Elysha is looking for a teaching job for the first time in 9 years. Now that the kids are off to school and settled into their routines, it’s time for her to return to the classroom.

Recently, she was looking at a school district that expects classroom instruction to be “rigorous, relevant, and respectful.”

Excellent standards for instruction, but one problem:

I don’t trust alliteration when it comes to policy. I will never understand the need for schools, teachers, principals, and other educational leaders to constantly use alliteration when setting forth standards. I don’t understand how alliteration makes a set of standards, expectations, goals, or the like any better or more memorable. I can’t understand know how or why a stylistic literary device, most often used in poetry and verse, has somehow crept into into policy and procedural standards. 

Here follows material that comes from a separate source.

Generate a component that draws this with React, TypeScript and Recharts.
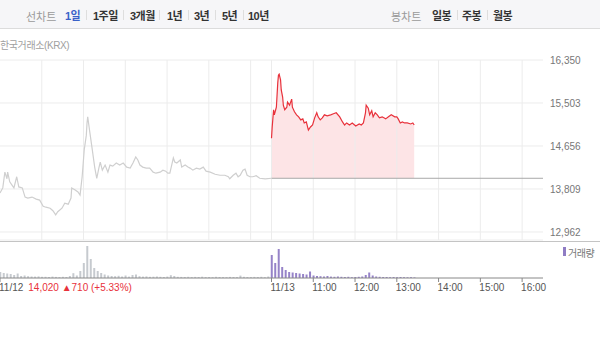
import React from 'react';
import {
  ComposedChart, Line, Area, Bar, XAxis, YAxis, CartesianGrid, ReferenceLine
} from 'recharts';

// 11/12 intraday (09:00 ~ 15:30)
const prevTimes = [
  '09:00', '09:04', '09:07', '09:10', '09:11', '09:14', '09:17', '09:20', '09:24', '09:27',
  '09:32', '09:36', '09:40', '09:46', '09:52', '09:57', '10:02', '10:06', '10:12', '10:16',
  '10:20', '10:23', '10:29', '10:33', '10:38', '10:42', '10:43', '10:48', '10:52', '10:55',
  '10:58', '11:01', '11:04', '11:05', '11:06', '11:08', '11:09', '11:12', '11:16', '11:19',
  '11:22', '11:24', '11:27', '11:31', '11:35', '11:38', '11:42', '11:47', '11:52', '11:57',
  '12:02', '12:07', '12:11', '12:15', '12:18', '12:21', '12:25', '12:30', '12:35', '12:40',
  '12:44', '12:50', '12:54', '12:58', '13:01', '13:04', '13:09', '13:11', '13:14', '13:19',
  '13:21', '13:26', '13:30', '13:33', '13:37', '13:42', '13:47', '13:52', '13:56', '14:02',
  '14:09', '14:16', '14:23', '14:28', '14:30', '14:35', '14:39', '14:42', '14:45', '14:49',
  '14:52', '14:55', '14:59', '15:03', '15:08', '15:13', '15:21', '15:30',
];
const prevPrices = [
  13730, 13830, 14140, 14010, 14140, 13950, 13890, 13830, 14050, 13850,
  13830, 13650, 13630, 13650, 13610, 13590, 13470, 13450, 13430, 13380,
  13300, 13360, 13430, 13530, 13510, 13630, 13830, 13790, 13750, 13690,
  14050, 14580, 14870, 15110, 15230, 15030, 14930, 14640, 14240, 14020,
  14220, 14340, 14180, 14280, 14140, 14280, 14260, 14320, 14280, 14320,
  14240, 14220, 14320, 14440, 14380, 14280, 14240, 14220, 14220, 14140,
  14120, 14140, 14180, 14160, 14120, 14120, 14420, 14340, 14320, 14380,
  14240, 14280, 14240, 14220, 14180, 14220, 14200, 14240, 14160, 14140,
  14100, 14080, 14080, 14050, 14010, 14080, 14120, 14050, 14080, 14180,
  14200, 14080, 14050, 14050, 14070, 14020, 14010, 14020,
];

// 11/13 intraday (opens 10:00)
const curTimes = [
  '10:00', '10:01', '10:03', '10:04', '10:06', '10:07', '10:09', '10:10', '10:11', '10:13',
  '10:14', '10:16', '10:17', '10:19', '10:22', '10:23', '10:26', '10:27', '10:29', '10:30',
  '10:33', '10:36', '10:39', '10:42', '10:45', '10:47', '10:50', '10:53', '10:56', '10:59',
  '11:02', '11:05', '11:07', '11:10', '11:13', '11:16', '11:20', '11:25', '11:29', '11:33',
  '11:38', '11:42', '11:45', '11:48', '11:52', '11:56', '12:01', '12:06', '12:09', '12:12',
  '12:15', '12:16', '12:19', '12:21', '12:24', '12:26', '12:29', '12:32', '12:35', '12:39',
  '12:44', '12:48', '12:52', '12:57', '13:00', '13:02', '13:05', '13:08', '13:11', '13:15',
  '13:20', '13:23', '13:25',
];
const curPrices = [
  14810, 15030, 15370, 15270, 15370, 15420, 15900, 16050, 16070, 15960,
  15760, 15620, 15460, 15370, 15420, 15520, 15460, 15500, 15580, 15420,
  15330, 15270, 15230, 15170, 15190, 15110, 15130, 14970, 15030, 15070,
  15210, 15310, 15230, 15170, 15210, 15270, 15250, 15270, 15290, 15310,
  15230, 15130, 15070, 15110, 15070, 15110, 15050, 15090, 15070, 15110,
  15310, 15460, 15400, 15270, 15350, 15230, 15310, 15270, 15210, 15230,
  15190, 15230, 15270, 15230, 15230, 15190, 15110, 15130, 15110, 15110,
  15090, 15110, 15070,
];

const prevClose = 14020;
const priceTicks = [16350, 15503, 14656, 13809, 12962];

// volume in 5-minute buckets (thousand shares)
const prevVolume = [
  60, 50, 45, 40, 30, 45, 20, 25, 18, 15, 14, 16, 12, 12, 10, 14, 11, 9, 12, 10,
  20, 48, 25, 70, 150, 320, 190, 100, 70, 50, 35, 25, 20, 18, 22, 15, 25, 14, 30, 35,
  18, 14, 16, 12, 13, 15, 12, 10, 14, 28, 20, 12, 11, 10, 12, 9, 11, 10, 13, 9,
  10, 8, 12, 10, 9, 8, 11, 10, 9, 24, 12, 10, 9, 11, 10, 12, 8, 15,
];
const curVolume = [
  230, 150, 290, 110, 80, 60, 55, 50, 45, 40, 35, 65, 25, 20, 18, 15, 20, 14, 12, 15,
  12, 10, 12, 8, 10, 12, 15, 30, 55, 25, 15, 12, 10, 10, 8, 10, 8, 10, 8, 7,
  8, 6,
];

const gridTicks = [60, 120, 180, 240, 300, 360, 390, 450, 510, 570, 630, 690, 750];
const dateTicks = [0, 390, 450, 510, 570, 630, 690, 750];
const dateLabels = ['11/12', '11/13', '11:00', '12:00', '13:00', '14:00', '15:00', '16:00'];
const prevSummary = '14,020 ▲710 (+5.33%)';

const lineMenu = ['1일', '1주일', '3개월', '1년', '3년', '5년', '10년'];
const lineMenuX = [65, 93, 130, 167, 194, 222, 248];
const candleMenu = ['일봉', '주봉', '월봉'];
const candleMenuX = [432, 462, 493];

const toMin = (s: string) => {
  const [h, m] = s.split(':').map(Number);
  return h * 60 + m;
};

const priceData = [
  ...prevTimes.map((t, i) => ({ t: toMin(t) - 540, prev: prevPrices[i] })),
  ...curTimes.map((t, i) => ({ t: 390 + toMin(t) - 600, cur: curPrices[i] })),
];

const volumeData = [
  ...prevVolume.map((v, i) => ({ t: i * 5, v1: v })),
  ...curVolume.map((v, i) => ({ t: 390 + i * 5, v2: v })),
];

const DateTick = (props: any) => {
  const { x, y, payload } = props;
  const idx = dateTicks.indexOf(payload.value);
  return (
    <text x={x - 1} y={y} dy="0.71em" fontSize={10} textAnchor="start" fill="#555">
      <tspan>{dateLabels[idx]}</tspan>
      {idx === 0 && <tspan dx={5} fill="#e8313b">{prevSummary}</tspan>}
    </text>
  );
};

const sep = (x: number) => (
  <div key={'s' + x} style={{ position: 'absolute', left: x, top: 10, width: 1, height: 10, background: '#dedede' }} />
);

export default function App() {
  return (
    <div style={{
      position: 'absolute', left: 0, top: 0, width: 600, height: 346, background: '#fff',
      fontFamily: "'Liberation Sans', 'Noto Sans CJK KR', sans-serif", overflow: 'hidden',
    }}>
      <div style={{ position: 'absolute', left: 0, top: 0, width: 600, height: 28, background: '#f6f6f8', borderBottom: '1px solid #dcdcdc' }} />
      <div style={{ position: 'absolute', left: 26, top: 8, fontSize: 11, color: '#9a9a9a' }}>선차트</div>
      {lineMenu.map((m, i) => (
        <div key={m} style={{
          position: 'absolute', left: lineMenuX[i], top: 7, fontSize: 11, fontWeight: 700,
          color: i === 0 ? '#3a62c8' : '#333', letterSpacing: -0.5,
        }}>{m}</div>
      ))}
      {[86, 123, 159, 188, 215, 243].map(sep)}
      <div style={{ position: 'absolute', left: 391, top: 8, fontSize: 11, color: '#9a9a9a' }}>봉차트</div>
      {candleMenu.map((m, i) => (
        <div key={m} style={{
          position: 'absolute', left: candleMenuX[i], top: 7, fontSize: 11, fontWeight: 700, color: '#333', letterSpacing: -0.5,
        }}>{m}</div>
      ))}
      {[457, 487].map(sep)}

      <div style={{ position: 'absolute', left: 0, top: 37, fontSize: 10, color: '#a0a0a0', letterSpacing: -0.4 }}>한국거래소(KRX)</div>

      <div style={{ position: 'absolute', left: 0, top: 0 }}>
        <ComposedChart width={600} height={241} data={priceData} margin={{ top: 60, right: 0, left: 0, bottom: 1 }}>
          <CartesianGrid stroke="#ececec" vertical={false} />
          <XAxis
            dataKey="t" type="number" domain={[0, 780]} ticks={gridTicks}
            tick={false} axisLine={false} tickLine={false} height={0}
          />
          <YAxis
            orientation="right" domain={[12804, 16350]} ticks={priceTicks} allowDataOverflow
            width={57} axisLine={false} tickLine={false} tickSize={0} tickMargin={7}
            tick={{ fontSize: 10, fill: '#777', textAnchor: 'start' }}
            tickFormatter={(v: number) => v.toLocaleString('en-US')}
          />
          {gridTicks.map((g) => (
            <ReferenceLine key={g} x={g} stroke="#ececec" />
          ))}
          <Area
            type="linear" dataKey="cur" baseValue={prevClose} stroke="none" fill="#fde4e6" fillOpacity={1}
            isAnimationActive={false}
          />
          <ReferenceLine segment={[{ x: 390, y: prevClose }, { x: 780, y: prevClose }]} stroke="#a8a8a8" />
          <Line type="linear" dataKey="prev" stroke="#cfcfcf" strokeWidth={1.2} dot={false} isAnimationActive={false} />
          <Line type="linear" dataKey="cur" stroke="#e8313b" strokeWidth={1.2} dot={false} isAnimationActive={false} />
        </ComposedChart>
      </div>

      <div style={{ position: 'absolute', left: 0, top: 241, width: 600, height: 1, background: '#c4c4c4' }} />
      <div style={{ position: 'absolute', left: 563, top: 247, width: 3, height: 9, background: '#8f7cc4' }} />
      <div style={{ position: 'absolute', left: 568, top: 245, fontSize: 10, color: '#777', letterSpacing: -0.5 }}>거래량</div>

      <div style={{ position: 'absolute', left: 0, top: 241 }}>
        <ComposedChart width={600} height={59} data={volumeData} margin={{ top: 1, right: 57, left: 0, bottom: 0 }}>
          <XAxis
            dataKey="t" type="number" domain={[0, 780]} ticks={dateTicks} interval={0}
            height={22} stroke="#888" tickSize={4} tickMargin={2} tick={<DateTick />}
          />
          <YAxis hide domain={[0, 360]} allowDataOverflow />
          <Bar dataKey="v1" stackId="v" fill="#c6cacf" barSize={2} isAnimationActive={false} />
          <Bar dataKey="v2" stackId="v" fill="#9683c8" barSize={2} isAnimationActive={false} />
        </ComposedChart>
      </div>
    </div>
  );
}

I have attended meetings where valuable time has been spent trying to wedge a set of standards into a list of words that all begin with the same letter. Conversations that go something like this:

Educator A: “So we all agree. The content of this unit should be timely, topical, and culturally diverse.”

Educator B: “Sure, but can we find a way of saying that diversity part with the letter T? Maybe… treats everyone equally? Or tolerant? How about timely, topical, and tolerant. Or tolerance centered? Tolerance focused? Tolerating tolerance? Yeah, that’s two T words! Timely, topical, and tolerating tolerance!”

I’m not kidding. I’ve watched this insanity in action. Many times. 

I’m not saying that “rigorous, relevant, and respectful” are not excellent standards for instruction. I just can’t help but wonder what standard might have been left off the list because it didn’t begin with the letter R.

Or which of these R words were added simply because when someone was brainstorming a set of standards, the unconscious desire for alliteration took hold. 

Or if one of these standards isn’t needed or isn’t nearly as important, but the desire for alliteration altered the policy of an entire school district and the means by which thousands of children will be instructed.  

Never trust alliteration. It’s a signal of vocabulary manipulation that is never required and often less clear and less precise than the original, less alliterative list.